MILWAUKEE -- Two people from Wisconsin get to vote on President Donald Trump's Supreme Court nominee, and those two people are talking different games about Judge Brett Kavanaugh.
Republican U.S. Sen. Ron Johnson praised the Kavanaugh pick and said he sees no issue with a vote happening before the mid-term elections this fall. Democrat Tammy Baldwin is more cautious.
Kavanaugh twice visited Marquette University while a federal judge, giving a lecture at Marquette Law School in 2015 and the next year discussing his work as an attorney and senior aide in President George W. Bush's administration.
On Tuesday, July 10, Kavanaugh went to Capitol Hill for what promises to be a tough confirmation battle. Speaking to Wisconsin reporters, Johnson praised him as a judge who will interpret the law.
"To me, that describes the thought process of someone who will be a judge -- not a super legislator, not an activist jurist," said Johnson.
Baldwin said in a statement Monday night that "the stakes are high" as she and other senators review the nomination.

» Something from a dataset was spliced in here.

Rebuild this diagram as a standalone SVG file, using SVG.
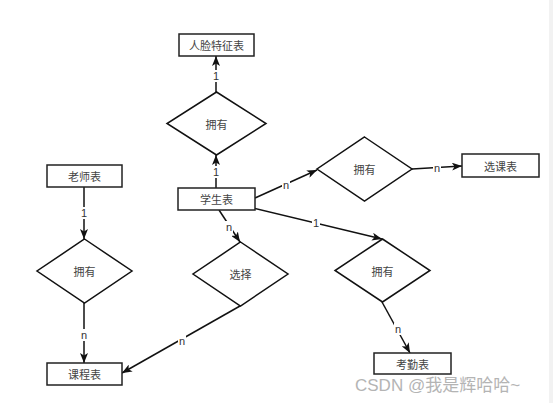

"People need an independent justice who will not overturn the law of the land on women’s health, health care for people with pre-existing conditions, and the constitutional rights and freedoms of all Americans," Baldwin said.
Asked whether Baldwin would answer questions from reporters on Tuesday, an aide responded to FOX6 News by saying, "Unfortunately, Sen. Baldwin doesn't have time in her schedule today for an interview."
Johnson said he expects a vote before the November election, when Republicans will try to hold on to their narrow Senate majority.
"The Senate may change, but that's one of the reasons I think it is important that we should expeditiously handle this and vote before the election," said Johnson.
Pressure is ramping up on senators from both sides to support or oppose Kavanaugh, as neither party can afford to lose any votes.
"I appreciate the fact that Sen. Baldwin hasn't made a snap decision like so many of her colleagues have been and have just totally opposed it," said Johnson.
Johnson said he does not have an abortion litmus test for Kavanaugh, even though the senator said he would like to see the landmark ruling Roe v. Wade revisited.